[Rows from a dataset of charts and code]
--*--
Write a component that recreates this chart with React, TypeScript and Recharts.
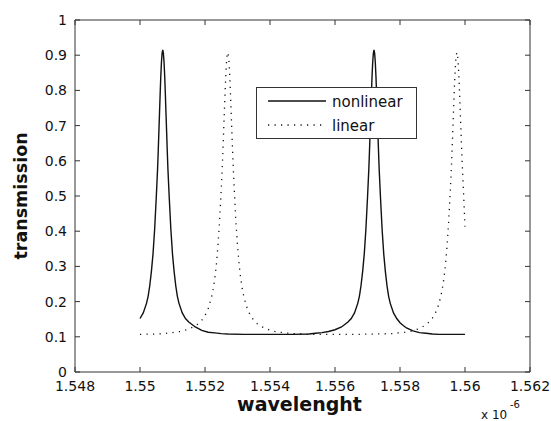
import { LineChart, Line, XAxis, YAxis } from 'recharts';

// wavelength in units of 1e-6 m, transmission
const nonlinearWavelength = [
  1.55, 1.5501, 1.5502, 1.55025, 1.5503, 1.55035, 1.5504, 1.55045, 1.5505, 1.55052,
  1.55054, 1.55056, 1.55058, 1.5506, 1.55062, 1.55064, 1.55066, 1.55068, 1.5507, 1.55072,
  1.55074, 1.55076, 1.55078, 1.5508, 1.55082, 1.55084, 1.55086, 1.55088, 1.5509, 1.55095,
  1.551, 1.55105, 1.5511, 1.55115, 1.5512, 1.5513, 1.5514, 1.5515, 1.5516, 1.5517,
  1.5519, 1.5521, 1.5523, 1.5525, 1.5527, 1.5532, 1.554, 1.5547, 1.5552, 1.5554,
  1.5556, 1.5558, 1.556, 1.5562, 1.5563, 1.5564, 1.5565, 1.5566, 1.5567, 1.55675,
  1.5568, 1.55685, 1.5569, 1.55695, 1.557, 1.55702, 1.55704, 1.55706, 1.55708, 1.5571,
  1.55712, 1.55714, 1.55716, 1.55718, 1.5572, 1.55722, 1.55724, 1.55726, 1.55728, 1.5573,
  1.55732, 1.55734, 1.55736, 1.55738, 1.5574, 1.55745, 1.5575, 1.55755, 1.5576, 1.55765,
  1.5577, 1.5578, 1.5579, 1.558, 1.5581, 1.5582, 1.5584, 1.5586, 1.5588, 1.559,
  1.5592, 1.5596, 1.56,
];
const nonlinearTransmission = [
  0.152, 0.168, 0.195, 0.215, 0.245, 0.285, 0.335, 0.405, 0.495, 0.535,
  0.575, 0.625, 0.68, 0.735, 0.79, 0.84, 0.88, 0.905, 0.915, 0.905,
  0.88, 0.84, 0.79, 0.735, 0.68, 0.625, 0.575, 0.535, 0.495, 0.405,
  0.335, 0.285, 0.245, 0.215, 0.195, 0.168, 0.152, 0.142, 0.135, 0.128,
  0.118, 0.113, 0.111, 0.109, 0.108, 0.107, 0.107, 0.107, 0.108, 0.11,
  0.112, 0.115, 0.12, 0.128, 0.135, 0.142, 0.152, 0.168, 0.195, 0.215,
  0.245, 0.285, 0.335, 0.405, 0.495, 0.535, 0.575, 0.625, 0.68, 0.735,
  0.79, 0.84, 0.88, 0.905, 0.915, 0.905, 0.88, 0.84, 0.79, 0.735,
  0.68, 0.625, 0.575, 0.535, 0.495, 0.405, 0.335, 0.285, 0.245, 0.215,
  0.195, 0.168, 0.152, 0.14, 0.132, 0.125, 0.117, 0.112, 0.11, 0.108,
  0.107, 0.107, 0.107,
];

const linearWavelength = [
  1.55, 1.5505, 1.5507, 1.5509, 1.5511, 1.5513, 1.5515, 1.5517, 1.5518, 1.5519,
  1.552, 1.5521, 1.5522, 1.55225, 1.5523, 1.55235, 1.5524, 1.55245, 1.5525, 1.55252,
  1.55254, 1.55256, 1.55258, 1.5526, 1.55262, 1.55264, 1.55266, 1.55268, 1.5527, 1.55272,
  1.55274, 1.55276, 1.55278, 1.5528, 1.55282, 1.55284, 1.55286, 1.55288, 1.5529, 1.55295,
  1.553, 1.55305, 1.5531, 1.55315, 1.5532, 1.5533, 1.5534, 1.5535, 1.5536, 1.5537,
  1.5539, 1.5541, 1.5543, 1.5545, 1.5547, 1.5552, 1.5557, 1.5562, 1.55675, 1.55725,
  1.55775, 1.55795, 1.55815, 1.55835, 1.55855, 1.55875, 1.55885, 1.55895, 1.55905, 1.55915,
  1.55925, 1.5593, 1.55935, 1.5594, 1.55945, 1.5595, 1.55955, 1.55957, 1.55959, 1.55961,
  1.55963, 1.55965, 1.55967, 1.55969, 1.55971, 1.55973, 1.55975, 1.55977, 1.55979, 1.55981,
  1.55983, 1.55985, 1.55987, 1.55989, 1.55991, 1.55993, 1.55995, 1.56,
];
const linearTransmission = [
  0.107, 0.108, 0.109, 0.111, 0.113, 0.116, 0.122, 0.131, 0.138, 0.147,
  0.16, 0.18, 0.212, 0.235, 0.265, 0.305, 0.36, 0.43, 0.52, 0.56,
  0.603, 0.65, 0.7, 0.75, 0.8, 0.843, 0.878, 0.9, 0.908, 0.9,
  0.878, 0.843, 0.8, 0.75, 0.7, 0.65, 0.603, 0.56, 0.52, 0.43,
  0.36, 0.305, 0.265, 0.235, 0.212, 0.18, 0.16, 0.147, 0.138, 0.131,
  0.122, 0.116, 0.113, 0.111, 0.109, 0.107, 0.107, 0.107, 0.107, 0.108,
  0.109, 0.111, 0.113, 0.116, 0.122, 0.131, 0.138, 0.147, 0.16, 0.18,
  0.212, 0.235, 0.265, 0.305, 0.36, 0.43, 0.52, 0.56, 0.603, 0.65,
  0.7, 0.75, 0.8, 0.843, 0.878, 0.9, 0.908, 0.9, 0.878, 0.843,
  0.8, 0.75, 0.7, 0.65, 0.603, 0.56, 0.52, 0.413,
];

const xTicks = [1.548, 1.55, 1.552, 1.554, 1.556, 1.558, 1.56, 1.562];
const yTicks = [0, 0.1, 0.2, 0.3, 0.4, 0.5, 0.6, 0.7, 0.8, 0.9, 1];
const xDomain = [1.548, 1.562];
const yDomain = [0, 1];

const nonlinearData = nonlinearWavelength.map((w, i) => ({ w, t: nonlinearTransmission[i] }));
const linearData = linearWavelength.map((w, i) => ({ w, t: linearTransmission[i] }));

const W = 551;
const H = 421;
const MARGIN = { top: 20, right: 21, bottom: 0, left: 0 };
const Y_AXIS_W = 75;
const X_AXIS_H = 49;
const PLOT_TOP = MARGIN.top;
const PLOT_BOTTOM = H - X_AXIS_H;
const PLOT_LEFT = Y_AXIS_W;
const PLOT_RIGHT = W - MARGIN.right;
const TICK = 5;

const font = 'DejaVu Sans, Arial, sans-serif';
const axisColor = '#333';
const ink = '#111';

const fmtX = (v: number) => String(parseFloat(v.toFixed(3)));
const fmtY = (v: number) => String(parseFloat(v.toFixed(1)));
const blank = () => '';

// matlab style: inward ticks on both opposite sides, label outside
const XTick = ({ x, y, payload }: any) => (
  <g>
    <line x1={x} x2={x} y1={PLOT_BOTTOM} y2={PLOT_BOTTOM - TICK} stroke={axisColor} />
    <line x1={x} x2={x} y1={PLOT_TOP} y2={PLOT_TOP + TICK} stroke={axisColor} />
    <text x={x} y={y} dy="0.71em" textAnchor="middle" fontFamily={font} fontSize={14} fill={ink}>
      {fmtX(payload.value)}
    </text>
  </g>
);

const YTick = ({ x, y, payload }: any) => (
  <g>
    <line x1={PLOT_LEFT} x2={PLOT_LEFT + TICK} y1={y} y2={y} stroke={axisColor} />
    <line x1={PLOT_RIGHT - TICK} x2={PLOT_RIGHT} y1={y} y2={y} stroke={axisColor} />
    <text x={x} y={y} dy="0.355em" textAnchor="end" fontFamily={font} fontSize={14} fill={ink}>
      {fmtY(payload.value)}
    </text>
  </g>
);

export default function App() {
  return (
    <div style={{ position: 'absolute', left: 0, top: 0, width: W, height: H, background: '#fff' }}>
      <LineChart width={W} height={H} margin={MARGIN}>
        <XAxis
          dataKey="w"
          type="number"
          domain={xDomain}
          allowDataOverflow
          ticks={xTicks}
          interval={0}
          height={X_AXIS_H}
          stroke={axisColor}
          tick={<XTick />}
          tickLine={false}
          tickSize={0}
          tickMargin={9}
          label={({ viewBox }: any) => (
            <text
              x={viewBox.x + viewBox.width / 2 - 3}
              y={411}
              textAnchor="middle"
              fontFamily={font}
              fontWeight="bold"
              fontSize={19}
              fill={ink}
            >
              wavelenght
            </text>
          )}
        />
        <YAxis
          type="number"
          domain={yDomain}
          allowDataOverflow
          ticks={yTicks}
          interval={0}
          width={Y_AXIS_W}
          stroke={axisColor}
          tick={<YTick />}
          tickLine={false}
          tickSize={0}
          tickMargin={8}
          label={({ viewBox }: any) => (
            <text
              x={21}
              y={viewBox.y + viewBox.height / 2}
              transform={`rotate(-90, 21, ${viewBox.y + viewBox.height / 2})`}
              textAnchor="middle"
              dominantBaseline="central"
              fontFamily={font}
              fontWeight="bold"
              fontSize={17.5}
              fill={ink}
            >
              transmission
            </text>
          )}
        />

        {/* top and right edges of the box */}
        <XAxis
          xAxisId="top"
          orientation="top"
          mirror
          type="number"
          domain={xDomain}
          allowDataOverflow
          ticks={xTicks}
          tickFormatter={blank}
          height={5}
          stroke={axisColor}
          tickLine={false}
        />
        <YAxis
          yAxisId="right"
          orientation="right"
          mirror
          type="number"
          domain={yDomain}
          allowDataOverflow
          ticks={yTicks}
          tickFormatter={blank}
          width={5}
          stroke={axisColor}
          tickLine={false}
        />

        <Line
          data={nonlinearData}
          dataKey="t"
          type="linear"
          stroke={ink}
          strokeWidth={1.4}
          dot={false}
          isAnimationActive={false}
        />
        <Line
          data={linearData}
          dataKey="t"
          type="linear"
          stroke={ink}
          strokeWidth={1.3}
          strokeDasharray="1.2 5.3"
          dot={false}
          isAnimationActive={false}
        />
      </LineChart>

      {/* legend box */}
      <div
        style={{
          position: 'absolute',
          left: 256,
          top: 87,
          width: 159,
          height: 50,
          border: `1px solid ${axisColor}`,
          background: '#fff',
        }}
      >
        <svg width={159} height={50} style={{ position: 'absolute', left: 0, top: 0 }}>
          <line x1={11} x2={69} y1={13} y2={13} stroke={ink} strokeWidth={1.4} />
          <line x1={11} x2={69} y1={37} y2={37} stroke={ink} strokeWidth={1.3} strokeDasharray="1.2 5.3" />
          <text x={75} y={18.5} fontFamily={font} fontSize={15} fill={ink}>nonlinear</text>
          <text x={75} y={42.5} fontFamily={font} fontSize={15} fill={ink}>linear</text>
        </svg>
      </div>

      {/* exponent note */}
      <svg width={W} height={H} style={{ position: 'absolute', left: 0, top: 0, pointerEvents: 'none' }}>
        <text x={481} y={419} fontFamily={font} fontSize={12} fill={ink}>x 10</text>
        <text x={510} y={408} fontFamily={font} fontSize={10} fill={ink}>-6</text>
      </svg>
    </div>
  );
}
--*--
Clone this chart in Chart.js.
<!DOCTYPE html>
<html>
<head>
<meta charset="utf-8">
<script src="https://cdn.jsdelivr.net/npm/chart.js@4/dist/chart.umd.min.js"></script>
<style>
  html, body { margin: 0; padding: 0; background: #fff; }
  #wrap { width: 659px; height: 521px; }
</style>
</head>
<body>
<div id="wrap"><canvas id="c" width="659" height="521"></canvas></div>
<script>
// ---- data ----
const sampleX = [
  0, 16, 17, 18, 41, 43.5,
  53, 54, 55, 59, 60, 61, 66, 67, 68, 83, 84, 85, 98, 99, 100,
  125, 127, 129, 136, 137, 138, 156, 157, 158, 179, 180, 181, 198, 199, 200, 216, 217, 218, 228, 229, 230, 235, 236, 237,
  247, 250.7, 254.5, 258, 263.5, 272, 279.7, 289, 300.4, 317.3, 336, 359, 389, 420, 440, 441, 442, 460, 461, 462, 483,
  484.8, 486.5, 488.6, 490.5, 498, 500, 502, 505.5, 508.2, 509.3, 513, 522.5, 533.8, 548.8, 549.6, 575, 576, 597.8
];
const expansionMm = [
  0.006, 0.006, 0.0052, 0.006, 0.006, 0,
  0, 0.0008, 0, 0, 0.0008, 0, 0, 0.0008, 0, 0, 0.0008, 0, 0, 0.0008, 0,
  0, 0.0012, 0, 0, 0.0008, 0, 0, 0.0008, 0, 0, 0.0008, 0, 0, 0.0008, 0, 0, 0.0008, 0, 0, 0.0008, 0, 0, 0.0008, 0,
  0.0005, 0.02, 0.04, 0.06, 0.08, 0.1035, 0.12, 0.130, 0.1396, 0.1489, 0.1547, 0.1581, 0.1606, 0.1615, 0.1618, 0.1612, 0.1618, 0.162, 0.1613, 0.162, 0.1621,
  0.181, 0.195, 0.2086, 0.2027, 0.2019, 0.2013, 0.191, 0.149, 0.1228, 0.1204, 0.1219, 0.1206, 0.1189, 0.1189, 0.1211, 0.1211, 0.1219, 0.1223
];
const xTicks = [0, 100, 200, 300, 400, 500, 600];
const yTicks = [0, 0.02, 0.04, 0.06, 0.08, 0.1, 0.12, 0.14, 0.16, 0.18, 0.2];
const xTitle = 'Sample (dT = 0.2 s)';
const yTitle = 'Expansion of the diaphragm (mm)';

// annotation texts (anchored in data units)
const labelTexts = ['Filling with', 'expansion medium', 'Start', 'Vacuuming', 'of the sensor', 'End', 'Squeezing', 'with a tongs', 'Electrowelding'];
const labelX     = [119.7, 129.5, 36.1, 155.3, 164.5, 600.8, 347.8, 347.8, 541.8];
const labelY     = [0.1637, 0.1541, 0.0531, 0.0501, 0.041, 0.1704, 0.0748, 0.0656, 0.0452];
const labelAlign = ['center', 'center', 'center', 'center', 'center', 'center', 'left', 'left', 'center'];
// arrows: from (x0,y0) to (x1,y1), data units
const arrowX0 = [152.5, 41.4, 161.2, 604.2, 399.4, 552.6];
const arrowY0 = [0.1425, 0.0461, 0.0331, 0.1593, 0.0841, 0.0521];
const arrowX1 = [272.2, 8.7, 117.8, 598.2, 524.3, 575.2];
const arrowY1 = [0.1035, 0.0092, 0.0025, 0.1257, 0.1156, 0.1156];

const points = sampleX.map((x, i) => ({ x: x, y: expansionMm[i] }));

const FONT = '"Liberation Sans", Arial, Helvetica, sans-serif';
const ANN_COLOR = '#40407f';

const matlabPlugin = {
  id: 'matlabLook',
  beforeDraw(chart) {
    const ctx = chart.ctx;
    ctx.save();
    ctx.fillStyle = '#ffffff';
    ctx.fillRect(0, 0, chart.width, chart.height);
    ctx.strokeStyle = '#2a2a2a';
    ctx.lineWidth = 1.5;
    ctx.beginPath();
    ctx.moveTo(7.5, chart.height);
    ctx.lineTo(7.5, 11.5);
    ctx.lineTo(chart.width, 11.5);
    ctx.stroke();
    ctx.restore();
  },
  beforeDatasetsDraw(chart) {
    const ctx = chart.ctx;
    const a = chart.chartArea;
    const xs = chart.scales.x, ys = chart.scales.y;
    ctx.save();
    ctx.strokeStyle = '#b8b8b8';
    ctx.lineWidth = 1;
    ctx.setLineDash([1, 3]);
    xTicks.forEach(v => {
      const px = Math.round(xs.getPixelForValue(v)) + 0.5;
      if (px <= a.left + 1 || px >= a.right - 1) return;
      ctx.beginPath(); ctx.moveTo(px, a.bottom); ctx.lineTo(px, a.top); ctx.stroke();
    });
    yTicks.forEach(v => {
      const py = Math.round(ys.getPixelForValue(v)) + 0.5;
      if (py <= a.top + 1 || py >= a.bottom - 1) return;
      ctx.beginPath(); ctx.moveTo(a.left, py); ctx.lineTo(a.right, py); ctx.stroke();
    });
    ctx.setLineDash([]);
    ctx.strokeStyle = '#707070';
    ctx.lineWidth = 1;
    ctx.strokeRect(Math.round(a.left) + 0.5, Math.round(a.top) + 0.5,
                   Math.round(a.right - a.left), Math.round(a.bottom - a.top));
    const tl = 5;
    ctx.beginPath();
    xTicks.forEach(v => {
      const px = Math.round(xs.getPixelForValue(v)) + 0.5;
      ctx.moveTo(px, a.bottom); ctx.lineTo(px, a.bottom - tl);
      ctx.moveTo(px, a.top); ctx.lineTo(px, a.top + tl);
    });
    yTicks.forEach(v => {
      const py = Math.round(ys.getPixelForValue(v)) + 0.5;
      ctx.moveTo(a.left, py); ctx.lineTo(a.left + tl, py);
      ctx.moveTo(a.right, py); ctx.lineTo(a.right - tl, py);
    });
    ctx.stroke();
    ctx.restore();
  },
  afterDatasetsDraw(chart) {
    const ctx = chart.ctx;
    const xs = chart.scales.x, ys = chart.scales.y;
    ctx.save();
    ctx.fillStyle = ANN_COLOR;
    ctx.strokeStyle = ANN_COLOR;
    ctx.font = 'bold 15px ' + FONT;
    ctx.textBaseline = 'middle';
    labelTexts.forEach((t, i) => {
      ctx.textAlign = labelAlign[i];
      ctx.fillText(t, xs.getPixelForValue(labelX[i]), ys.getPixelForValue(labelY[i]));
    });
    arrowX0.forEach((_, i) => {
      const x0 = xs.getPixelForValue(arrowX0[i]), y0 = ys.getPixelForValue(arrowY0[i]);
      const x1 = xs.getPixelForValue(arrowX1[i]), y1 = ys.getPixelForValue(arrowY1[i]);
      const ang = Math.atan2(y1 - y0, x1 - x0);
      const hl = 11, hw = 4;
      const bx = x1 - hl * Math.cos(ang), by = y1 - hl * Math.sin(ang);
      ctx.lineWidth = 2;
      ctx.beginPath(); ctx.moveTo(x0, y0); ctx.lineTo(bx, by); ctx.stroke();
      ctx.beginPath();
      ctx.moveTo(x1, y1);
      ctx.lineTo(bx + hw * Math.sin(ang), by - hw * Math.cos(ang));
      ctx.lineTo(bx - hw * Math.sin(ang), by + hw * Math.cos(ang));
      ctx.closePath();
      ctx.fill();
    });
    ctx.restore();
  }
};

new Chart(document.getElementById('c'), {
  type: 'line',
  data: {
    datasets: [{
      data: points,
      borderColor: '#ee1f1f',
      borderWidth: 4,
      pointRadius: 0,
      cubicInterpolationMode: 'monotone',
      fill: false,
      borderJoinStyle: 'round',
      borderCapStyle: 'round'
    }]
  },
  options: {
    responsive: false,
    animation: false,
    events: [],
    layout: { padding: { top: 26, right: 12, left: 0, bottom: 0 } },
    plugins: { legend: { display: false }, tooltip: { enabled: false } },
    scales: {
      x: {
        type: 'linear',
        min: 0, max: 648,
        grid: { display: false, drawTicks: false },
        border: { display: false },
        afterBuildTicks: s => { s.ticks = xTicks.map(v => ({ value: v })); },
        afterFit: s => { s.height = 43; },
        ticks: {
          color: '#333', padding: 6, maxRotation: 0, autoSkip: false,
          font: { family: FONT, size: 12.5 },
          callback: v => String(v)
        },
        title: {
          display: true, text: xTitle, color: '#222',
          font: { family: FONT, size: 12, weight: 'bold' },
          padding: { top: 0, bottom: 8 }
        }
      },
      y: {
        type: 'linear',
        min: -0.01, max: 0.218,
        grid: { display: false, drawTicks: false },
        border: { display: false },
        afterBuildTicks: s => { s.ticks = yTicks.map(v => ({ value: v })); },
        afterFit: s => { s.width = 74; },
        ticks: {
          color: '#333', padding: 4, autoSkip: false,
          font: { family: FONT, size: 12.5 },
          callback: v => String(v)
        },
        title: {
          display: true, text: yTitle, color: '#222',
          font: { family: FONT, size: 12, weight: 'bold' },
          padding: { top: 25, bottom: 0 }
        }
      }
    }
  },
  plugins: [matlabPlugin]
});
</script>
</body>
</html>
--*--
**Task description**
Using the entries above, repeat exactly the lines from the one with "Write a component" to the one with "Line, XAxis, YAxis", both included, and leave the pictures behind.

**Solution to the exercise**
Write a component that recreates this chart with React, TypeScript and Recharts.
import { LineChart, Line, XAxis, YAxis } from 'recharts';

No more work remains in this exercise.